Now, it seems to me the proof of this fact goes something along the following lines. Since the category of $\mathcal{O}$-modules has enough injectives, then the category of positively graded chain complexes has a similarly defined model category structure. One takes generating sets cofibrations and acyclic cofibrations in this model category of chain complexes, and one applies the 'free algebra functor' from complexes to dga's and the small object argument to get generating sets of cofibrations and acyclic cofibrations in the category of dga's.

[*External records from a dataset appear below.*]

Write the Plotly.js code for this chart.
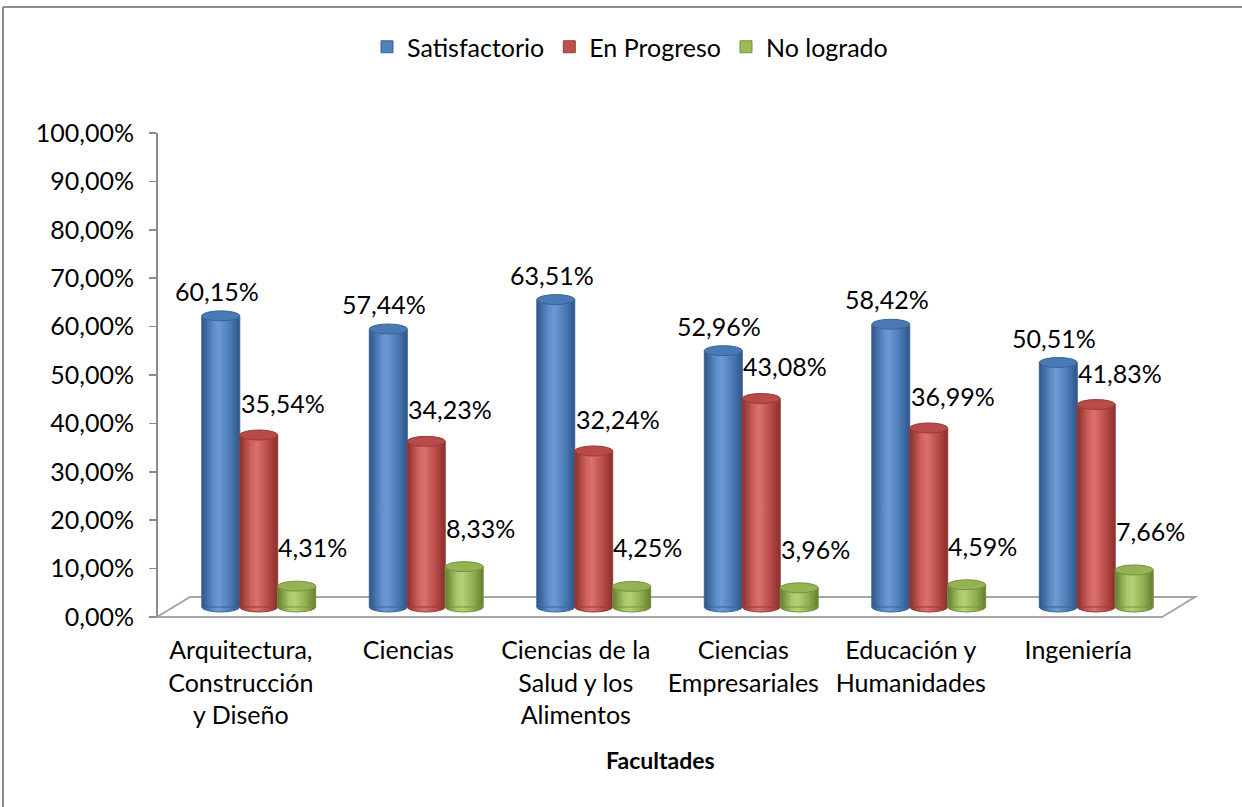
<!DOCTYPE html>
<html>
<head>
<meta charset="utf-8">
<script src="https://cdn.plot.ly/plotly-3.0.1.min.js"></script>
<style>html,body{margin:0;padding:0;background:#fff;}#chart{width:1242px;height:807px;}</style>
</head>
<body>
<div id="chart"></div>
<script>
// ---- data ----
const categories = ["Arquitectura,<br>Construcción<br>y Diseño", "Ciencias", "Ciencias de la<br>Salud y los<br>Alimentos", "Ciencias<br>Empresariales", "Educación y<br>Humanidades", "Ingeniería"];
const seriesNames = ["Satisfactorio", "En Progreso", "No logrado"];
const satisfactorio = [60.15, 57.44, 63.51, 52.96, 58.42, 50.51];
const enProgreso = [35.54, 34.23, 32.24, 43.08, 36.99, 41.83];
const noLogrado = [4.31, 8.33, 4.25, 3.96, 4.59, 7.66];
const yTicks = [0, 10, 20, 30, 40, 50, 60, 70, 80, 90, 100];

// ---- styling / geometry ----
const W = 1242, H = 807;
const colors = ["#4F81BD", "#C0504D", "#9BBB59"];
const darks = ["#3B6597", "#953C39", "#76923C"];
const tops = ["#4A7AB5", "#B94A47", "#93B354"];
const FONT = "Lato, 'Open Sans', sans-serif";
const FS = 25;
const pxPerUnit = (617 - 133) / 100;
const baseOff = 10 / pxPerUnit;          // 3-D floor lift of bar bases
const bargap = 0.32;
const bw = (1 - bargap) / 3;
const ellH = 5 / pxPerUnit;
const labelShift = [[-4, 25], [24, 32], [16, 39]];
const xs = categories.map((c, i) => i);
const allSeries = [satisfactorio, enProgreso, noLogrado];
const fmt = v => v.toFixed(2).replace('.', ',') + '%';
const px = x => x / W, py = y => 1 - y / H;

const traces = allSeries.map((vals, s) => ({
  type: 'bar', name: seriesNames[s], x: xs, y: vals,
  base: vals.map(() => baseOff),
  marker: { color: colors[s], line: { color: darks[s], width: 1 } },
  hoverinfo: 'name+y'
}));

const shapes = [];
const annotations = [];
allSeries.forEach((vals, s) => {
  vals.forEach((v, i) => {
    const cx = i + (s - 1) * bw;
    shapes.push({ type: 'circle', xref: 'x', yref: 'y', layer: 'below',
      x0: cx - bw / 2, x1: cx + bw / 2, y0: baseOff - ellH, y1: baseOff + ellH,
      fillcolor: colors[s], line: { color: darks[s], width: 1 } });
    shapes.push({ type: 'circle', xref: 'x', yref: 'y', layer: 'above',
      x0: cx - bw / 2, x1: cx + bw / 2, y0: baseOff + v - ellH, y1: baseOff + v + ellH,
      fillcolor: tops[s], line: { color: darks[s], width: 1 } });
    annotations.push({ x: cx, y: baseOff + v, xref: 'x', yref: 'y', text: fmt(v), showarrow: false,
      xshift: labelShift[s][0], yshift: labelShift[s][1], font: { family: FONT, size: FS, color: '#000' } });
  });
});

// X-axis title
annotations.push({ xref: 'paper', yref: 'paper', x: px(660), y: py(760), xanchor: 'center', yanchor: 'middle',
  text: '<b>Facultades</b>', showarrow: false, font: { family: FONT, size: 23, color: '#000' } });

// floor (3-D base plane)
shapes.unshift({ type: 'path', xref: 'paper', yref: 'paper', layer: 'below',
  path: `M ${px(157)} ${py(617)} L ${px(1162)} ${py(617)} L ${px(1195)} ${py(597)} L ${px(190)} ${py(597)} Z`,
  fillcolor: '#FFFFFF', line: { color: '#A6A6A6', width: 2 } });
// chart border (top & left visible)
shapes.push({ type: 'line', xref: 'paper', yref: 'paper', x0: px(3), x1: px(1242), y0: py(7), y1: py(7), line: { color: '#8C8C8C', width: 2 } });
shapes.push({ type: 'line', xref: 'paper', yref: 'paper', x0: px(3), x1: px(3), y0: py(7), y1: py(807), line: { color: '#8C8C8C', width: 2 } });

const layout = {
  width: W, height: H,
  margin: { l: 0, r: 0, t: 0, b: 0, pad: 0 },
  paper_bgcolor: '#FFFFFF', plot_bgcolor: 'rgba(0,0,0,0)',
  separators: ',.',
  barmode: 'group', bargap: bargap, bargroupgap: 0,
  font: { family: FONT, size: FS, color: '#000' },
  showlegend: true,
  legend: { orientation: 'h', x: px(630), xanchor: 'center', y: py(47), yanchor: 'middle',
    font: { family: FONT, size: FS, color: '#000' }, traceorder: 'normal' },
  xaxis: {
    type: 'linear', domain: [px(175), px(1180)], range: [-0.5, 5.5],
    tickvals: xs.map(i => i - 0.107), ticktext: categories,
    showgrid: false, zeroline: false, showline: false, ticks: '',
    ticklabelstandoff: 16,
    tickfont: { family: FONT, size: FS, color: '#000' },
    automargin: false, fixedrange: true
  },
  yaxis: {
    domain: [py(617), py(133)], range: [0, 100], anchor: 'free', position: px(157),
    tickvals: yTicks, ticktext: yTicks.map(fmt),
    showgrid: false, zeroline: false, showline: true, linecolor: '#8C8C8C', linewidth: 2,
    ticks: 'outside', ticklen: 7, tickcolor: '#8C8C8C', tickwidth: 1.5,
    ticklabelstandoff: 10,
    tickfont: { family: FONT, size: FS, color: '#000' },
    automargin: false, fixedrange: true
  },
  shapes: shapes,
  annotations: annotations
};

Plotly.newPlot('chart', traces, layout, { displayModeBar: false, staticPlot: true }).then(gd => {
  const svg = gd.querySelector('.main-svg');
  const ns = 'http://www.w3.org/2000/svg';
  let defs = svg.querySelector('defs');
  if (!defs) { defs = document.createElementNS(ns, 'defs'); svg.insertBefore(defs, svg.firstChild); }
  const stops = [
    ["#2E5588", "#5B8CC8", "#6E9AD2", "#4A7AB5", "#2E5588"],
    ["#86302D", "#D0605C", "#D8726E", "#B94A47", "#86302D"],
    ["#647D30", "#A8C766", "#B4D175", "#8DAE4E", "#647D30"]
  ];
  stops.forEach((st, s) => {
    const g = document.createElementNS(ns, 'linearGradient');
    g.setAttribute('id', 'cyl' + s);
    g.setAttribute('x1', '0'); g.setAttribute('x2', '1'); g.setAttribute('y1', '0'); g.setAttribute('y2', '0');
    [0, 0.3, 0.45, 0.75, 1].forEach((o, k) => {
      const sp = document.createElementNS(ns, 'stop');
      sp.setAttribute('offset', o); sp.setAttribute('stop-color', st[k]);
      g.appendChild(sp);
    });
    defs.appendChild(g);
  });
  gd.querySelectorAll('.barlayer .trace').forEach((tr, s) => {
    tr.querySelectorAll('.point path').forEach(p => { p.style.fill = `url(#cyl${s})`; });
  });
  gd.querySelectorAll('.shapelayer path').forEach(p => {
    const f = p.style.fill;
    const map = { 'rgb(79, 129, 189)': 0, 'rgb(192, 80, 77)': 1, 'rgb(155, 187, 89)': 2 };
    if (f in map) p.style.fill = `url(#cyl${map[f]})`;
  });
});
</script>
</body>
</html>
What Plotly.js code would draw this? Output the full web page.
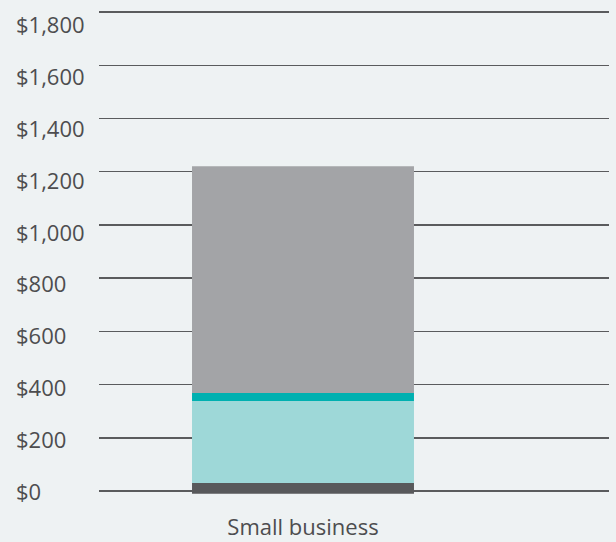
<!DOCTYPE html>
<html>
<head>
<meta charset="utf-8">
<script src="https://cdn.plot.ly/plotly-3.0.1.min.js"></script>
<style>html,body{margin:0;padding:0;background:#eef2f3;}#chart{width:616px;height:542px;}</style>
</head>
<body>
<div id="chart"></div>
<script>
// Data
var categories = ["Small business"];
var startValue = -10;
var segmentNames = ["Segment 1", "Segment 2", "Segment 3", "Segment 4"];
var seg1 = [40];
var seg2 = [308];
var seg3 = [30];
var seg4 = [853];
var tickValues = [0, 200, 400, 600, 800, 1000, 1200, 1400, 1600, 1800];
var tickLabels = ["$0", "$200", "$400", "$600", "$800", "$1,000", "$1,200", "$1,400", "$1,600", "$1,800"];

var colors = ["#58595b", "#9ed8d8", "#00b0b0", "#a3a4a7"];
var series = [seg1, seg2, seg3, seg4];

var traces = [];
var base = categories.map(function(){ return startValue; });
series.forEach(function(vals, i){
  traces.push({
    type: "bar",
    name: segmentNames[i],
    x: categories,
    y: vals,
    base: base.slice(),
    width: 0.544,
    marker: {color: colors[i], line: {width: 0}},
    hoverinfo: "y"
  });
  base = base.map(function(b, j){ return b + vals[j]; });
});

var annotations = tickValues.map(function(v, i){
  return {
    xref: "paper", yref: "y2", x: -0.167, y: v,
    xanchor: "left", yanchor: "middle",
    text: tickLabels[i], showarrow: false,
    font: {family: "Open Sans", size: 22, color: "#4d4d4f"}
  };
});

var layout = {
  width: 616, height: 542,
  paper_bgcolor: "#eef2f3", plot_bgcolor: "#eef2f3",
  margin: {l: 99, r: 7, t: 11, b: 35},
  barmode: "overlay",
  showlegend: false,
  xaxis: {
    range: [-0.5, 0.75],
    showgrid: false, zeroline: false, showline: false,
    ticks: "", ticklabelstandoff: 5,
    tickfont: {family: "Open Sans", size: 22, color: "#4d4d4f"}
  },
  yaxis: {
    range: [-60, 1804],
    tickvals: tickValues,
    showticklabels: false,
    showgrid: true, gridcolor: "#5a5b5d", gridwidth: 1.5,
    zeroline: false, showline: false, ticks: ""
  },
  yaxis2: {
    overlaying: "y", range: [-61.7, 1850.4],
    visible: false, showgrid: false, zeroline: false
  },
  annotations: annotations
};

Plotly.newPlot("chart", traces, layout, {displayModeBar: false, staticPlot: true});
</script>
</body>
</html>
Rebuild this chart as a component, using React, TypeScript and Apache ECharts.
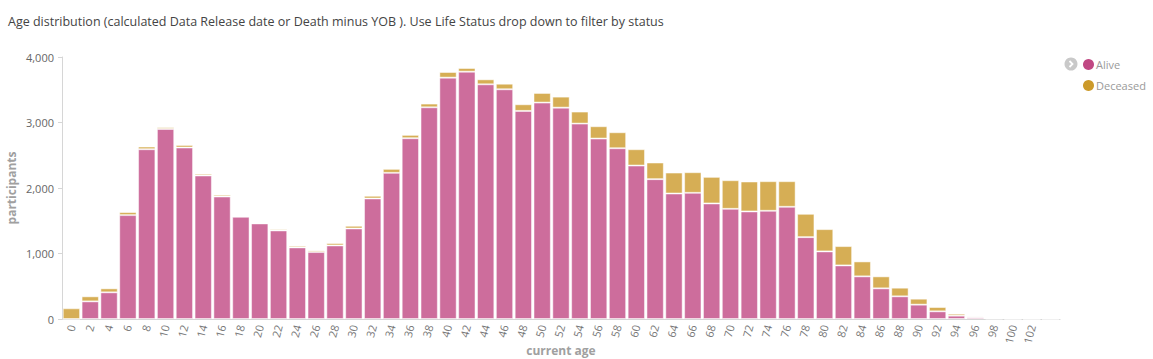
import React, { useEffect, useRef } from "react";
import * as echarts from "echarts";

const ages: string[] = [
  "0", "2", "4", "6", "8", "10", "12", "14", "16", "18", "20", "22", "24", "26", "28", "30", "32", "34",
  "36", "38", "40", "42", "44", "46", "48", "50", "52", "54", "56", "58", "60", "62", "64", "66", "68",
  "70", "72", "74", "76", "78", "80", "82", "84", "86", "88", "90", "92", "94", "96", "98", "100", "102", "104",
];

const alive: number[] = [
  0, 269, 407, 1586, 2592, 2902, 2618, 2191, 1870, 1560, 1459, 1352, 1093, 1022, 1123, 1382, 1840, 2231,
  2760, 3232, 3685, 3776, 3583, 3507, 3177, 3304, 3227, 2983, 2755, 2607, 2343, 2135, 1916, 1926, 1764,
  1682, 1642, 1652, 1713, 1250, 1032, 818, 651, 468, 346, 219, 117, 51, 25, 4, 1, 0, 0,
];

const deceased: number[] = [
  163, 77, 61, 46, 41, 26, 40, 25, 26, 16, 15, 20, 25, 25, 36, 41, 41, 61,
  51, 57, 86, 56, 76, 86, 101, 147, 168, 184, 188, 244, 249, 254, 320, 315, 406,
  437, 457, 452, 391, 356, 340, 295, 228, 183, 132, 91, 66, 30, 16, 2, 1, 0, 0,
];

const hiddenLabels: string[] = ["104"];

const title = "Age distribution (calculated Data Release date or Death minus YOB ). Use Life Status drop down to filter by status";

const ALIVE_COLOR = "#C04883";
const DECEASED_COLOR = "#CC9A2A";

export default function App() {
  const ref = useRef<HTMLDivElement>(null);

  useEffect(() => {
    if (!ref.current) return;
    const chart = echarts.init(ref.current, undefined, { renderer: "svg" });
    const showIdx = (index: number, value: string) => hiddenLabels.indexOf(String(value)) < 0 && hiddenLabels.indexOf(ages[index]) < 0;
    chart.setOption({
      animation: false,
      textStyle: { fontFamily: "Open Sans" },
      title: {
        text: title,
        left: 3,
        top: 10,
        textStyle: { fontFamily: "Open Sans", fontSize: 12.5, fontWeight: "normal", color: "#444" },
      },
      legend: {
        orient: "vertical",
        left: 1083,
        top: 59,
        padding: 0,
        itemGap: 10,
        itemWidth: 11,
        itemHeight: 11,
        icon: "circle",
        textStyle: { fontFamily: "Open Sans", fontSize: 11, color: "#9a9a9a", padding: [0, 0, 0, -3] },
        data: [
          { name: "Alive", itemStyle: { color: ALIVE_COLOR, opacity: 1, borderWidth: 0 } },
          { name: "Deceased", itemStyle: { color: DECEASED_COLOR, opacity: 1, borderWidth: 0 } },
        ],
      },
      graphic: [
        { type: "circle", shape: { cx: 1071, cy: 64, r: 6.5 }, style: { fill: "#c9c9c9" } },
        {
          type: "polyline",
          shape: { points: [[1069.5, 61], [1072.5, 64], [1069.5, 67]] },
          style: { stroke: "#fff", lineWidth: 1.8, fill: "none" },
        },
      ],
      grid: { left: 62, right: 93, top: 57, bottom: 40, containLabel: false, outerBoundsMode: "none" },
      xAxis: {
        type: "category",
        data: ages,
        name: "current age",
        nameLocation: "middle",
        nameGap: 25,
        nameMoveOverlap: false,
        nameTextStyle: { fontFamily: "Open Sans", fontSize: 12, fontWeight: "bold", color: "#a0a0a0" },
        axisLine: { lineStyle: { color: "#d6d6d6" } },
        axisTick: { alignWithLabel: true, length: 5, lineStyle: { color: "#d6d6d6" }, interval: (i: number, v: string) => showIdx(i, v) },
        axisLabel: {
          rotate: 75,
          margin: 6,
          fontSize: 11,
          color: "#777",
          interval: (i: number, v: string) => showIdx(i, v),
        },
      },
      yAxis: {
        type: "value",
        min: 0,
        max: 4000,
        interval: 1000,
        name: "participants",
        nameLocation: "middle",
        nameGap: 45,
        nameMoveOverlap: false,
        nameTextStyle: { fontFamily: "Open Sans", fontSize: 12, fontWeight: "bold", color: "#a0a0a0" },
        axisLine: { show: true, lineStyle: { color: "#d6d6d6" } },
        axisTick: { show: true, length: 4, lineStyle: { color: "#d6d6d6" } },
        splitLine: { show: false },
        axisLabel: {
          fontSize: 11,
          color: "#666",
          margin: 8,
          formatter: (v: number) => v.toLocaleString("en-US"),
        },
      },
      series: [
        {
          name: "Alive",
          type: "bar",
          stack: "total",
          data: alive,
          barCategoryGap: "8%",
          itemStyle: { color: ALIVE_COLOR, opacity: 0.8, borderColor: "rgba(255,255,255,0.6)", borderWidth: 1 },
        },
        {
          name: "Deceased",
          type: "bar",
          stack: "total",
          data: deceased,
          barCategoryGap: "8%",
          itemStyle: { color: DECEASED_COLOR, opacity: 0.8, borderColor: "rgba(255,255,255,0.6)", borderWidth: 1 },
        },
      ],
    });
    return () => chart.dispose();
  }, []);

  return (
    <div
      ref={ref}
      style={{ position: "absolute", left: 0, top: 0, width: 1153, height: 359 }}
    />
  );
}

My question is the following.

**Do we really need to restrict to $\mathbb{Q}$-algebras here? Or will this argument work for any ringed topos $(\mathcal{T},\mathcal{O})$? For example, will the above definitions of weak equivalences and fibrations define a model category structure on the category of sheaves of $\mathbb{Z}/\ell^n$-modules in the étale topos of some scheme?**

I can't see where the argument breaks down, but I may not have understood it well enough.